Abstract

Multipath TCP (MPTCP) is designed to offer higher throughput than single-path TCP, and meanwhile MPTCP flow is fair to concurrent TCP flows at the bottleneck. Although the coupled congestion control in current MPTCP can achieve the goals by coupling different subflows, it only focuses on Congestion Avoidance but each subflow still behaves like an independent TCP flow in Slow-Start. However, during Slow-Start, MPTCP is unfair to concurrent TCP flows as it uses more network resources at the shared bottleneck than single-path TCP. Worse still, since the exponential growth of multiple concurrent subflows' congestion windows often results in serious buffer overflow and packet loss at the shared bottleneck, the latency of short flows using MPTCP is often not as good as using TCP. This leads to the fact that MPTCP cannot satisfy the above design goals when handling short flows. To address this issue, we present a Coupled Slow-Start (CSS) Algorithm in this paper. CSS links the exponential growth of subflows' congestion windows to ensure the fairness and reduce the burstiness of Slow- Start.
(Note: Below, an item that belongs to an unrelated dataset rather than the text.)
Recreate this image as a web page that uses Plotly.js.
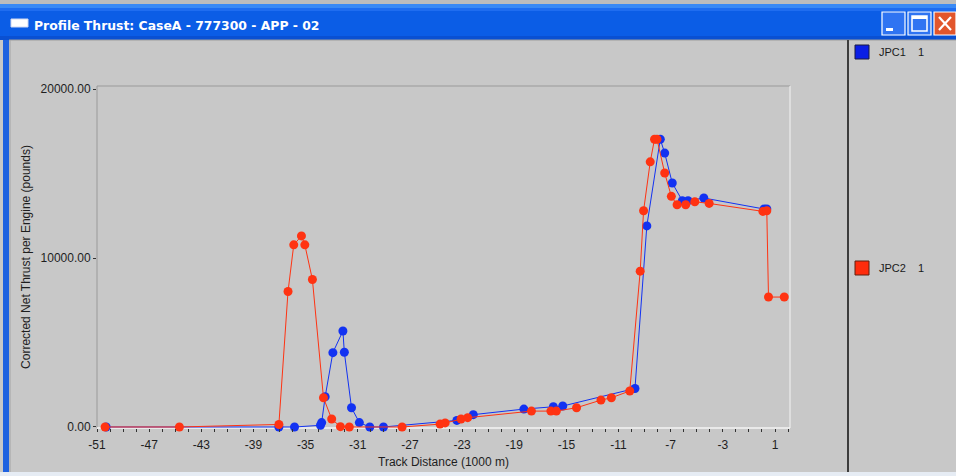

To reduce the packet loss, CSS resets the Slow-Start Threshold (ssthresh) of different subflows for MPTCP to safely move to Congestion Avoidance when it achieves its expected throughput. Our simulation shows that CSS can lower short flows' latency of up to 45% and significantly reduce the packet loss in two typical network environments, meanwhile CSS is TCP-friendly at the shared bottleneck. Simulation results also indicate that CSS can perform at least as well as original MPTCP for the bulk data transfer in common network environments.